# EXERCISE GOAL:
Print, exactly and with both ends included, the lines below that run from the one containing "Clone this chart in matplotlib." to the one containing "dias = list(range(1, 32))". Pictures are omitted.

# INPUT ROWS:
BEGIN

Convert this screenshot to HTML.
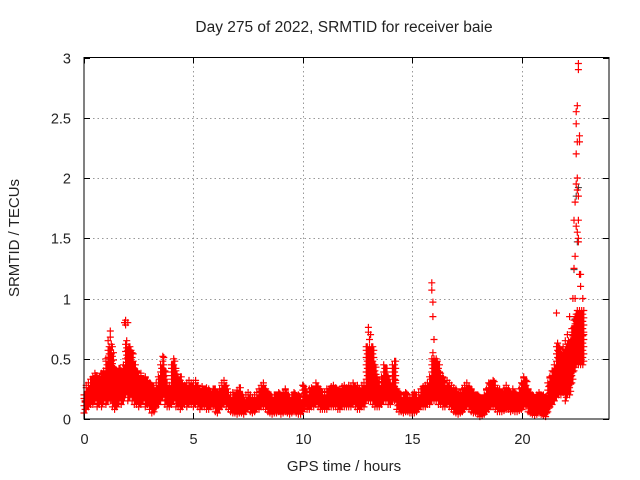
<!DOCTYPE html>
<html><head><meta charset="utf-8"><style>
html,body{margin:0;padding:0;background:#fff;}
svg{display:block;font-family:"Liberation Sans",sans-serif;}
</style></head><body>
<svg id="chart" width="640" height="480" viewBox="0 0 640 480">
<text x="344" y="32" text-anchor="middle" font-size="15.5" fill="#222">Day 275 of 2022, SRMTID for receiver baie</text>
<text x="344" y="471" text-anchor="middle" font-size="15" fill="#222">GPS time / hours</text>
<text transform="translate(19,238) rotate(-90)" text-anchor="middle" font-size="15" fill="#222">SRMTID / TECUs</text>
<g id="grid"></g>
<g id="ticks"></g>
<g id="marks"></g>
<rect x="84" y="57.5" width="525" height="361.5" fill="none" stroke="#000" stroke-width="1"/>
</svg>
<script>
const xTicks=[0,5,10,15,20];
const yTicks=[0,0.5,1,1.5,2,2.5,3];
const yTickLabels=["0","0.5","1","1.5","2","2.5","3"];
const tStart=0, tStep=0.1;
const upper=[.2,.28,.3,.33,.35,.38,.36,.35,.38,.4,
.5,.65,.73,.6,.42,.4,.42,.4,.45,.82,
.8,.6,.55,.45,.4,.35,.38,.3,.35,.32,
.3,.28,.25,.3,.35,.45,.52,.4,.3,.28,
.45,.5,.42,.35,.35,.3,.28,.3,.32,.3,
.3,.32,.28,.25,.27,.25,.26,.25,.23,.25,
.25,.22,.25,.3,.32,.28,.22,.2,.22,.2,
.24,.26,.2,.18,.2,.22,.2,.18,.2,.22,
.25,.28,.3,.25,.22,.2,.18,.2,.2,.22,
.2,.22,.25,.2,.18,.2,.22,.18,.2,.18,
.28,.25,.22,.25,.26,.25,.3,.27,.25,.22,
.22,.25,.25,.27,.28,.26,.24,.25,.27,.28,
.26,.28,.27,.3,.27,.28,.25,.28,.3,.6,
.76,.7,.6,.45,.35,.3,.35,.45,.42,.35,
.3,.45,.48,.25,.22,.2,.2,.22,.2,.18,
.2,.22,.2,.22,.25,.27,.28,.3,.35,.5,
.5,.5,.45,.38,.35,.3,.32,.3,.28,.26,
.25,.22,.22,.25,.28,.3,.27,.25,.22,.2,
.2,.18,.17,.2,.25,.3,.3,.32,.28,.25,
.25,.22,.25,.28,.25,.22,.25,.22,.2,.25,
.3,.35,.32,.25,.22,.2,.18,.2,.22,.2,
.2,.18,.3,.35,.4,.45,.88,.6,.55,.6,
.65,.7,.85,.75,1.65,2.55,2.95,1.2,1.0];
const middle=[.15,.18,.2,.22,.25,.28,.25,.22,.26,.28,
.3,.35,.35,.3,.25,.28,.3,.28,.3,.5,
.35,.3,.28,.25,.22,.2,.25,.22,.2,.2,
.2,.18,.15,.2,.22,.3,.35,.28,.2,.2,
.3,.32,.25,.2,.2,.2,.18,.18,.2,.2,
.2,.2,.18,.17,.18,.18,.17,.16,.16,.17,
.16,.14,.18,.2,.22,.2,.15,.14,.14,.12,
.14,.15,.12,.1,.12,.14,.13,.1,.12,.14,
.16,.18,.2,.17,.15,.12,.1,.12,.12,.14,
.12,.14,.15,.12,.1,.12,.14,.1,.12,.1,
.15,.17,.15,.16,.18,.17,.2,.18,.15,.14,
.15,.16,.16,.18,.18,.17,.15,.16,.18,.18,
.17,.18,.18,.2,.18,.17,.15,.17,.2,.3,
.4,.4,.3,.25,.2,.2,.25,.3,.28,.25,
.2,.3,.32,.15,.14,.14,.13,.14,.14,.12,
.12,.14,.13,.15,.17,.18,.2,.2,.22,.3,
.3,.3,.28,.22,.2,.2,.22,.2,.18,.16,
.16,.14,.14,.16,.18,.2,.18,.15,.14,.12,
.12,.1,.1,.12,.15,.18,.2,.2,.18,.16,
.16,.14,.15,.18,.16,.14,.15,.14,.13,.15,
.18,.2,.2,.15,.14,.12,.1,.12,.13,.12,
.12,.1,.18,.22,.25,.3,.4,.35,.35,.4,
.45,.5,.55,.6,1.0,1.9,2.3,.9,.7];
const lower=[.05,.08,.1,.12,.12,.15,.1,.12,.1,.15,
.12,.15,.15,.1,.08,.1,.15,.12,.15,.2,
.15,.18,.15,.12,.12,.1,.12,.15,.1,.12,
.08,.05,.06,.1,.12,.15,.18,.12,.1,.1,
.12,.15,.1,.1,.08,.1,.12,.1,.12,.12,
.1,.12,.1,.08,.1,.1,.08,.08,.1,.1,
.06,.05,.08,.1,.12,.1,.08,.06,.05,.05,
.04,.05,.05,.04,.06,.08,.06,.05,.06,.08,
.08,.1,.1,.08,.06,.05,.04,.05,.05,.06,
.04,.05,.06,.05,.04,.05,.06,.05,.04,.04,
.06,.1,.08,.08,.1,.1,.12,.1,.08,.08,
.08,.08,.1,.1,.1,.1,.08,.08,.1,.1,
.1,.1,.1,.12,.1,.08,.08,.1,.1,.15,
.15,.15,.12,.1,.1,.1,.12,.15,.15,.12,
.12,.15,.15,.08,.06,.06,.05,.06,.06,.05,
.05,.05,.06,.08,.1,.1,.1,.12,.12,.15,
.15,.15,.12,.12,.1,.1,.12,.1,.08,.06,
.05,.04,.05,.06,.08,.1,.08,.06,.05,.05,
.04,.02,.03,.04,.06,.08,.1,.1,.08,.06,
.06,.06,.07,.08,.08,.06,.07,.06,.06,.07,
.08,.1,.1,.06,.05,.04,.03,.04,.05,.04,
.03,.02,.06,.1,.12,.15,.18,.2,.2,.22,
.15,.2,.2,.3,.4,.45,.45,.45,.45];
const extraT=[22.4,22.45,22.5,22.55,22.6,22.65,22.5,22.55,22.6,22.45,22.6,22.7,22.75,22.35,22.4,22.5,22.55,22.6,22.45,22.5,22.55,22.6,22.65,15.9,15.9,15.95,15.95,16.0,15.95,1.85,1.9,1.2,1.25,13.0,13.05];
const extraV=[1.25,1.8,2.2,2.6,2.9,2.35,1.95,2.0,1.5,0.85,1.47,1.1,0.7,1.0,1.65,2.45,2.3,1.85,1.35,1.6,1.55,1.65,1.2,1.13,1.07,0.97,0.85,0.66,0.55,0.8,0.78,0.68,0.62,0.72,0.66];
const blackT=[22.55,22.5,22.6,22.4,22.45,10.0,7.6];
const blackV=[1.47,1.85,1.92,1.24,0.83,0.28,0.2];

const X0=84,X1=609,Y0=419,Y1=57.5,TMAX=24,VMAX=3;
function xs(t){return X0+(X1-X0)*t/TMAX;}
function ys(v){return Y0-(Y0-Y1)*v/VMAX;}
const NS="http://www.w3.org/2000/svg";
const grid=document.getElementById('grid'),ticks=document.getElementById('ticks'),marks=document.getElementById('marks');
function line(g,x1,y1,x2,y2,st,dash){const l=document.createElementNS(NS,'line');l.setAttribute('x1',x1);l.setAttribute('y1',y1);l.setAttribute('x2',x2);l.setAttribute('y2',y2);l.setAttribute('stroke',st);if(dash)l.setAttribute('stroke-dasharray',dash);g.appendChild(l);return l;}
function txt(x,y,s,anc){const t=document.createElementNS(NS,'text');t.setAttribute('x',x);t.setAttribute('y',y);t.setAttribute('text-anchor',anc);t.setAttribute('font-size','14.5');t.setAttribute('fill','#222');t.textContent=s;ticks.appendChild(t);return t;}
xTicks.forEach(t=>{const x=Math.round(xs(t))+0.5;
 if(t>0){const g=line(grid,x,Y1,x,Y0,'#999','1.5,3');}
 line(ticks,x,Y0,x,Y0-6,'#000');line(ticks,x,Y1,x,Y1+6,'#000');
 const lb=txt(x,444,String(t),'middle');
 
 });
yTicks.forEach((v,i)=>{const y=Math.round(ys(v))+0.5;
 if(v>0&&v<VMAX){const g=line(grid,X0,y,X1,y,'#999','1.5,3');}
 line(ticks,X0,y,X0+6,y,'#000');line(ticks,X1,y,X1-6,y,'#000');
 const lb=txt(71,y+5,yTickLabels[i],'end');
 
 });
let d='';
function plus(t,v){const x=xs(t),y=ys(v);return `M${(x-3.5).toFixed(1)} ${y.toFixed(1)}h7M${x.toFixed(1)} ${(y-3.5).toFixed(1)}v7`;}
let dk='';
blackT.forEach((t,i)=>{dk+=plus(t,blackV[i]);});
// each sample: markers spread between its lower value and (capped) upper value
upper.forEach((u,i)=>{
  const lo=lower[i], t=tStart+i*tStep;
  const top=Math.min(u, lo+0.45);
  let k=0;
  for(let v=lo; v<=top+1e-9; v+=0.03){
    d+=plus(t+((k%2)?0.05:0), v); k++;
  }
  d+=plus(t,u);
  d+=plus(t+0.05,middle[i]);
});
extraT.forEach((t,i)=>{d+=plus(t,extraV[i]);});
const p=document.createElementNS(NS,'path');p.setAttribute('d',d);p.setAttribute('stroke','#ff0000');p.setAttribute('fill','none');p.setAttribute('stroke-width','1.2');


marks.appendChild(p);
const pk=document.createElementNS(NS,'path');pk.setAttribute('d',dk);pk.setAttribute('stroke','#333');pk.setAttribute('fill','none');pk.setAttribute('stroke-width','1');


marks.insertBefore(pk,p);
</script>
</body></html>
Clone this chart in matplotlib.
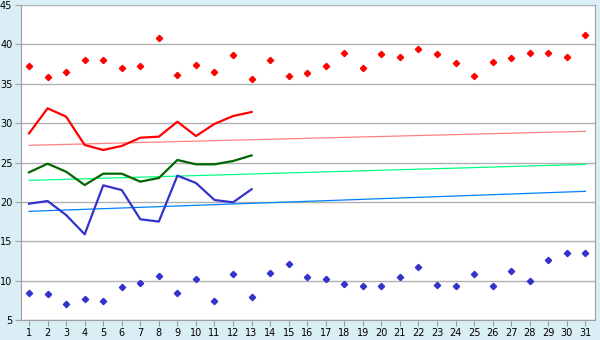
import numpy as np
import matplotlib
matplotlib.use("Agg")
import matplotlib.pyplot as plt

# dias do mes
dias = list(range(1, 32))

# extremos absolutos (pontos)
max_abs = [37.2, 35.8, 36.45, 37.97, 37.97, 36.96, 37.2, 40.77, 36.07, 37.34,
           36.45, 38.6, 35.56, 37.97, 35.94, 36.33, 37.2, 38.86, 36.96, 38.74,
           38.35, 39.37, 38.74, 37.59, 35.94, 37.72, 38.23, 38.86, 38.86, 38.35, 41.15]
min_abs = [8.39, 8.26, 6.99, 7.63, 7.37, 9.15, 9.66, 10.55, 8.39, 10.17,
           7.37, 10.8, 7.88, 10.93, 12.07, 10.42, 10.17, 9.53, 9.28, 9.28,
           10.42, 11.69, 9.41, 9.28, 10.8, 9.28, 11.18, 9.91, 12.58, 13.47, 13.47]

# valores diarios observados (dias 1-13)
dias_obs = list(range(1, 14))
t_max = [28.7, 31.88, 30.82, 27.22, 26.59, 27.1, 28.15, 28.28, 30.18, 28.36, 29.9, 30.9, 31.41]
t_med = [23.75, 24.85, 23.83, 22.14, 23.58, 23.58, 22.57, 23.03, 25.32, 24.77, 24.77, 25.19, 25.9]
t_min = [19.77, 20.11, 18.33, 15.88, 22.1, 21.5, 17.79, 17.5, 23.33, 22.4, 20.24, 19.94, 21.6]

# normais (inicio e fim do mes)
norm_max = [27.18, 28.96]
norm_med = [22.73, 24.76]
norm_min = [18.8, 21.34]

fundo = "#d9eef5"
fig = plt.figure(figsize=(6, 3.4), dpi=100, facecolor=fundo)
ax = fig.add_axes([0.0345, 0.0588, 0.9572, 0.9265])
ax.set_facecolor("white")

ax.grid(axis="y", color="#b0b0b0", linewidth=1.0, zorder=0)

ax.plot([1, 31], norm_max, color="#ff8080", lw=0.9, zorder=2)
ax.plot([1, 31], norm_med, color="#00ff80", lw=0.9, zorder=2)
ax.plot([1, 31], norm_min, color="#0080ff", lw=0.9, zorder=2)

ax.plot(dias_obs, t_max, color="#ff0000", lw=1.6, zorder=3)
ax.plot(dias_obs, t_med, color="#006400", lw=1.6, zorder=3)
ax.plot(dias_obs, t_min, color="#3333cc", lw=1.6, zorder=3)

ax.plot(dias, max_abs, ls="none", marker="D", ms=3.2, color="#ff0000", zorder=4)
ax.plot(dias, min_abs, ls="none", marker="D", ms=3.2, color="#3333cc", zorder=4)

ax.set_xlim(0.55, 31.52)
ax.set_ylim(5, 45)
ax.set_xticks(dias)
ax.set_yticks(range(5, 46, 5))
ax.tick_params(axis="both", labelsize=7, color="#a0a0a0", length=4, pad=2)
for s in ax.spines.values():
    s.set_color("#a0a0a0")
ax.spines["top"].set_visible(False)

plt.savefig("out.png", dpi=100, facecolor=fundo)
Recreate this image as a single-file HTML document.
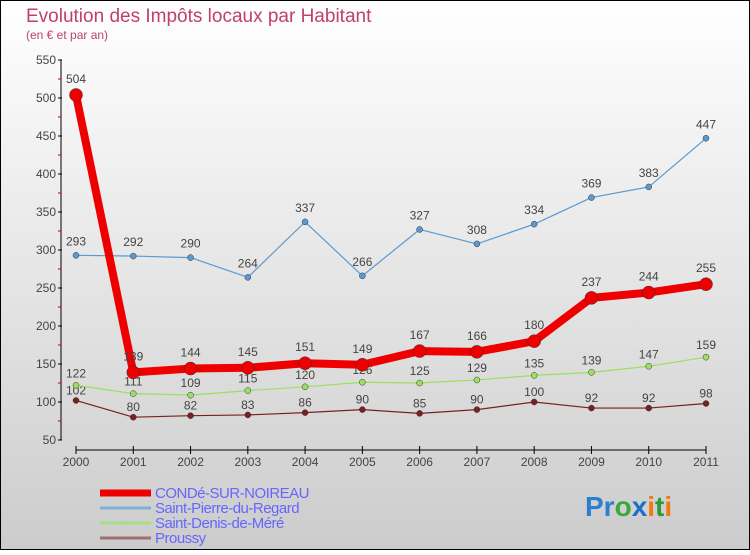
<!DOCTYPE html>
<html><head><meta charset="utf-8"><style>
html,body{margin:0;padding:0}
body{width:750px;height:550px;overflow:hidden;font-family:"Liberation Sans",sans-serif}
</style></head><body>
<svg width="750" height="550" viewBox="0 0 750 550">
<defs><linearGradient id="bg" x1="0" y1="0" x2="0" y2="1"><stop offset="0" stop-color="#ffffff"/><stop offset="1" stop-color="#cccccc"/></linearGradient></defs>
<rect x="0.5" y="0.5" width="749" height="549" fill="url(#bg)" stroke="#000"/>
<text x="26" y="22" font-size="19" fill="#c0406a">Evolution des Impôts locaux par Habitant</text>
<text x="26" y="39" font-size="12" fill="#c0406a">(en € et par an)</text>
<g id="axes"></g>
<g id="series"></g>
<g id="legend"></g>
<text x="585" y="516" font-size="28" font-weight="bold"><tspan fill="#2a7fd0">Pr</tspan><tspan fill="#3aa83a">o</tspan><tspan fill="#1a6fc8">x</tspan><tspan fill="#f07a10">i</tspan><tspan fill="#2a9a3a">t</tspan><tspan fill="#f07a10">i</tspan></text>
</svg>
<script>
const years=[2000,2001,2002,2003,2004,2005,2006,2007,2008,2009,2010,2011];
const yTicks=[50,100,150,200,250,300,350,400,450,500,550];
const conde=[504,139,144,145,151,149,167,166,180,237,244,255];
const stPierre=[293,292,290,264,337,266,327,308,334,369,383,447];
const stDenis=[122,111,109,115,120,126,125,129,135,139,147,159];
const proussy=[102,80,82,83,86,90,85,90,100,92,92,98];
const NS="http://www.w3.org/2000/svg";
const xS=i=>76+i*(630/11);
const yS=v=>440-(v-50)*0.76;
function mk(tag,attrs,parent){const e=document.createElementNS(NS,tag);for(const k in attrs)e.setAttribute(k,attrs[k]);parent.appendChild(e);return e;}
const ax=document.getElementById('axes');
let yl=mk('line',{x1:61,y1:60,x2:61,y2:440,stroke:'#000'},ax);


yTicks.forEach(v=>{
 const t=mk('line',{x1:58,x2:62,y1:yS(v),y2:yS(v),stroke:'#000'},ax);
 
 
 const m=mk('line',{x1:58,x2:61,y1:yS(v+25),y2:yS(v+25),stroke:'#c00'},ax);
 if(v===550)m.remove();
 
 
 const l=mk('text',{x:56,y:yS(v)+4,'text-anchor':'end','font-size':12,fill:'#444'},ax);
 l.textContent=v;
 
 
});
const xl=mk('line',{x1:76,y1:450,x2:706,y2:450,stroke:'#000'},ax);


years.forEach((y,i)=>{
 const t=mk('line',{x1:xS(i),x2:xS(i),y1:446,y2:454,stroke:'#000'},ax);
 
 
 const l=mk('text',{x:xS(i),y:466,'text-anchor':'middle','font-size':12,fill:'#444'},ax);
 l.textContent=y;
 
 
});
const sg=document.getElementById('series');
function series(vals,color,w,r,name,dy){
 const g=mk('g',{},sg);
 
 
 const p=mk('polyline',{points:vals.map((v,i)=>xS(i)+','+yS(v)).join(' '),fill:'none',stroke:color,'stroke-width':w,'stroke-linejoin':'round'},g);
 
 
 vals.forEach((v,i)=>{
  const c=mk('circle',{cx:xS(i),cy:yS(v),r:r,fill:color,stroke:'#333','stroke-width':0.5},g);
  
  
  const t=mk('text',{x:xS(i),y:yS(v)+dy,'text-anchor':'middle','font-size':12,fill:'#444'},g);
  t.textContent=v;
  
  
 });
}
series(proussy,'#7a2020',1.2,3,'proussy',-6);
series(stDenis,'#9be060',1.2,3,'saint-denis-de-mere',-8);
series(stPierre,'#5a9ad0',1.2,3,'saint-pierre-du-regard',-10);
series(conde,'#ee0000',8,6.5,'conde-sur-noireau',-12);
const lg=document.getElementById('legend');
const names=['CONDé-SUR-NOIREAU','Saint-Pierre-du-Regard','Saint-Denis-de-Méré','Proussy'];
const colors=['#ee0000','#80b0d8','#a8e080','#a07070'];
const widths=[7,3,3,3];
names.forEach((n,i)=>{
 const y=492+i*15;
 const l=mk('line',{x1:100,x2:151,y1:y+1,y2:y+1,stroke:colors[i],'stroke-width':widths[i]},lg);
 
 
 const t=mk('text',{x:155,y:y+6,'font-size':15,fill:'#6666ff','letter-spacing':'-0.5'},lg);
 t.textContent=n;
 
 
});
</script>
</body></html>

END

# RIGHT ANSWER:
Clone this chart in matplotlib.
import numpy as np
import matplotlib
matplotlib.use("Agg")
import matplotlib.pyplot as plt

# dias do mes
dias = list(range(1, 32))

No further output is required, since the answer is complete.